Another time, Cherry Tree Joe was approached by a number of raftsmen to help clear up a jam. After assessing the situation, McCreery took out his knife and began to cut at the beech trees. Before he knew it, the jam was gone and so was the birch tree raft. McCreery had whittled the entire raft into pieces and took them to Philadelphia where he sold them for $5000 more than the lumber had been worth. That is how toothpicks were invented.

Then there was the time Cherry Tree Joe got caught up in a log jam. Seeing no way to get through it, McCreery jumped off his raft, picked up the massive log raft and lifted it over the jam. After tossing it back into the creek, he jumped back on the raft and continued downstream.

Did you ever hear about the time when the river froze over before he was able to take his last two rafts downstream? Cherry Tree Joe did what any lumberman of his stature would do – he tied one raft to each foot and used them as ice skates to go down river.

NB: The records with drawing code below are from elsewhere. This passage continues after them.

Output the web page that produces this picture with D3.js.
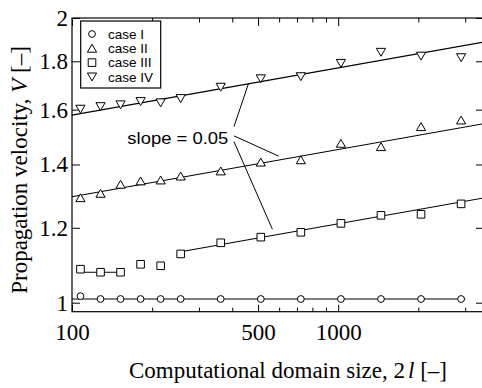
<!DOCTYPE html>
<html>
<head>
<meta charset="utf-8">
<script src="https://cdn.jsdelivr.net/npm/d3@7.9.0/dist/d3.min.js"></script>
<style>
  html, body { margin: 0; padding: 0; background: #fff; }
  svg { display: block; }
  .serif { font-family: "Liberation Serif", "Times New Roman", serif; }
  .sans { font-family: "Liberation Sans", Arial, sans-serif; }
</style>
</head>
<body>
<svg id="chart" width="482" height="388"></svg>
<script>
// --- data
const sizes   = [107.6, 128, 152.2, 181, 215.3, 256, 362, 512, 724, 1024, 1448, 2048, 2896];
const caseI   = [1.016, 1.009, 1.009, 1.009, 1.009, 1.009, 1.009, 1.009, 1.009, 1.009, 1.009, 1.009, 1.009];
const caseII  = [1.291, 1.305, 1.334, 1.345, 1.348, 1.361, 1.378, 1.408, 1.416, 1.474, 1.462, 1.535, 1.560];
const caseIII = [1.085, 1.077, 1.077, 1.098, 1.094, 1.126, 1.157, 1.173, 1.187, 1.213, 1.237, 1.240, 1.272];
const caseIV  = [1.602, 1.612, 1.619, 1.632, 1.627, 1.644, 1.690, 1.725, 1.734, 1.791, 1.840, 1.823, 1.816];
const seriesNames = ['case I', 'case II', 'case III', 'case IV'];
const seriesShapes = ['circle', 'triUp', 'square', 'triDown'];

// fitted power laws V = coef * (2l)^slope, drawn between from..to
const fitCoef  = [1.009, 1.028, 1.077, 0.858, 1.254];
const fitSlope = [0, 0.05, 0, 0.05, 0.05];
const fitFrom  = [100, 100, 107.6, 256, 100];
const fitTo    = [3000, 3500, 152.2, 3500, 3500];

const xMajor = [100, 500, 1000];
const xMinor = [200, 300, 400, 600, 700, 800, 900, 2000, 3000];
const yTicks = [1, 1.2, 1.4, 1.6, 1.8, 2];

// annotation leader lines [x0, y0, x1, y1] in data units
const slopeLabel = 'slope = 0.05';
const leaders = [
  [406, 1.535, 460, 1.704],
  [406, 1.501, 597, 1.429],
  [406, 1.480, 566, 1.196]
];

// --- layout
const svg = d3.select('#chart');
const mLeft = 72, mRight = 483, mTop = 18, mBottom = 311.7;

const x = d3.scaleLog().domain([100, 3500]).range([mLeft, mRight]);
const y = d3.scaleLog().domain([0.9783, 2]).range([mBottom, mTop]);

// frame
svg.append('rect')
  .attr('x', mLeft).attr('y', mTop)
  .attr('width', mRight - mLeft).attr('height', mBottom - mTop)
  .attr('fill', 'none').attr('stroke', '#000').attr('stroke-width', 1.2);

function styleAxis(g) {
  g.select('.domain').remove();
  g.selectAll('line').attr('stroke', '#000').attr('stroke-width', 1);
  g.selectAll('text').attr('fill', '#000');
}

// x axes (bottom + top, ticks inward)
svg.append('g').attr('class', 'serif')
  .attr('transform', `translate(0,${mBottom})`)
  .call(d3.axisBottom(x).tickValues(xMajor).tickSize(-7).tickPadding(12).tickFormat(d3.format('d')))
  .call(styleAxis)
  .selectAll('text').attr('font-size', 23);
svg.append('g')
  .attr('transform', `translate(0,${mBottom})`)
  .call(d3.axisBottom(x).tickValues(xMinor).tickSize(-4).tickFormat(''))
  .call(styleAxis);
svg.append('g')
  .attr('transform', `translate(0,${mTop})`)
  .call(d3.axisTop(x).tickValues(xMajor).tickSize(-8).tickFormat(''))
  .call(styleAxis);
svg.append('g')
  .attr('transform', `translate(0,${mTop})`)
  .call(d3.axisTop(x).tickValues(xMinor).tickSize(-4.5).tickFormat(''))
  .call(styleAxis);

// y axes
svg.append('g').attr('class', 'serif')
  .attr('transform', `translate(${mLeft},0)`)
  .call(d3.axisLeft(y).tickValues(yTicks).tickSize(-8).tickPadding(4).tickFormat(d => String(d)))
  .call(styleAxis)
  .selectAll('text').attr('font-size', 23);
svg.append('g')
  .attr('transform', `translate(${mRight},0)`)
  .call(d3.axisRight(y).tickValues(yTicks).tickSize(-7).tickFormat(''))
  .call(styleAxis);

// axis titles
const xt = svg.append('text').attr('class', 'serif')
  .attr('x', (129 + 447) / 2).attr('y', 378)
  .attr('text-anchor', 'middle').attr('font-size', 23);
xt.append('tspan').text('Computational domain size, 2');
xt.append('tspan').attr('font-style', 'italic').attr('dx', 3).text('l');
xt.append('tspan').text(' [\u2013]');

const yt = svg.append('text').attr('class', 'serif')
  .attr('transform', 'translate(27,170) rotate(-90)')
  .attr('text-anchor', 'middle').attr('font-size', 23);
yt.append('tspan').text('Propagation velocity, ');
yt.append('tspan').attr('font-style', 'italic').text('V');
yt.append('tspan').text(' [\u2013]');

// fit lines
const line = d3.line().x(d => x(d[0])).y(d => y(d[1]));
fitCoef.forEach((c, i) => {
  const pts = [fitFrom[i], fitTo[i]].map(v => [v, c * Math.pow(v, fitSlope[i])]);
  svg.append('path').attr('d', line(pts))
    .attr('fill', 'none').attr('stroke', '#000').attr('stroke-width', 1.1);
});

// markers
function markerPath(shape) {
  if (shape === 'circle') return d3.arc()({ innerRadius: 0, outerRadius: 3.4, startAngle: 0, endAngle: 2 * Math.PI });
  if (shape === 'square') return 'M-3.8,-3.8H3.8V3.8H-3.8Z';
  if (shape === 'triUp') return 'M0,-4L4.6,3.9H-4.6Z';
  return 'M0,4L4.6,-3.9H-4.6Z';
}
const allSeries = [caseI, caseII, caseIII, caseIV];
allSeries.forEach((vals, si) => {
  svg.append('g').selectAll('path')
    .data(vals)
    .join('path')
    .attr('transform', (d, i) => `translate(${x(sizes[i])},${y(d)})`)
    .attr('d', markerPath(seriesShapes[si]))
    .attr('fill', '#fff').attr('stroke', '#000').attr('stroke-width', 1);
});

// legend
const lg = svg.append('g');
lg.append('rect').attr('x', 80.7).attr('y', 21).attr('width', 80).attr('height', 67)
  .attr('fill', '#fff').attr('stroke', '#000').attr('stroke-width', 1.2);
seriesNames.forEach((name, i) => {
  const cy = 34 + i * 14.3;
  lg.append('path').attr('transform', `translate(92,${cy})`)
    .attr('d', markerPath(seriesShapes[i]))
    .attr('fill', '#fff').attr('stroke', '#000').attr('stroke-width', 1);
  lg.append('text').attr('class', 'sans')
    .attr('x', 108).attr('y', cy).attr('dy', '0.36em')
    .attr('font-size', 13.5).text(name);
});

// slope annotation
svg.append('text').attr('class', 'sans')
  .attr('x', x(161.4)).attr('y', y(1.472))
  .attr('font-size', 17).attr('textLength', 101).attr('lengthAdjust', 'spacingAndGlyphs')
  .text(slopeLabel);
leaders.forEach(l => {
  svg.append('line')
    .attr('x1', x(l[0])).attr('y1', y(l[1]))
    .attr('x2', x(l[2])).attr('y2', y(l[3]))
    .attr('stroke', '#000').attr('stroke-width', 1);
});
</script>
</body>
</html>
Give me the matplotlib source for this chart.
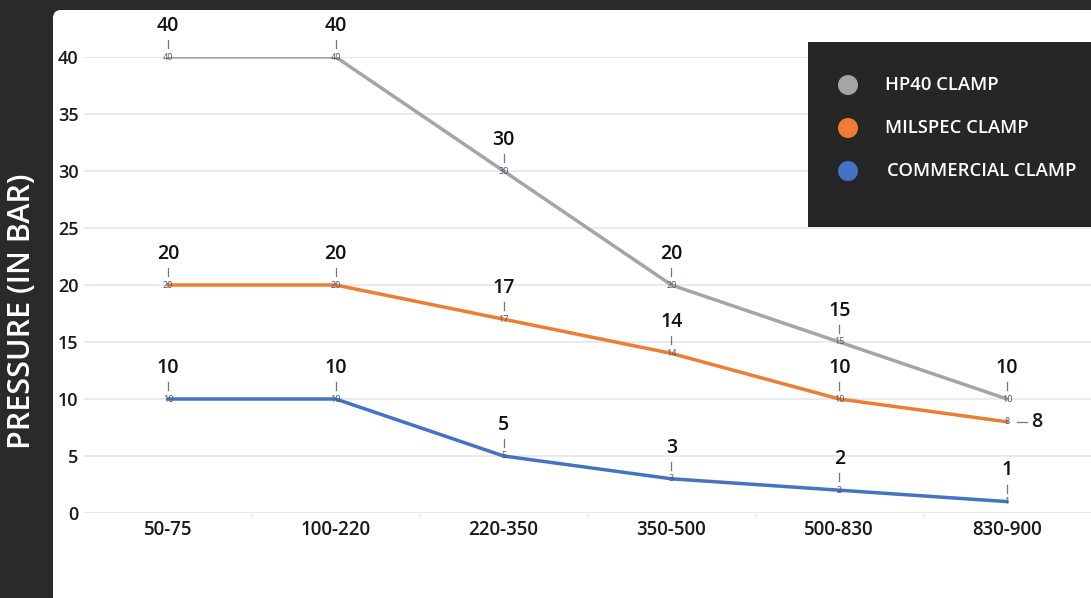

Then there was the great flood of 1845, when the water was so high that Cherry Tree Joe floated a raft over the great Cherry Tree that marked the corners of Indiana, Clearfield, and Cambria Counties. Note: We won’t mention that the Cherry Tree had been gone for six or seven years by the 1845 flood, because that would just ruin a good story.

Probably the oddest legend involving Cherry Tree Joe, places him in Johnstown during the destructive 1889 Johnstown Flood. According to legend, McCreery watched as a house floated by on the flood waters. Knowing he had to help those inside, he jumped into action. McCreery grabbed the house and lifted it out of the flood waters, saving the lives of two sets of triplets.

I finished paying my respects to Joseph “Cherry Tree Joe” McCreery, humbly remembering the real man, but smiling at the stories that have grown about him over the years. With all those stories in mind, I left him resting on the hilltop high above the community he called home.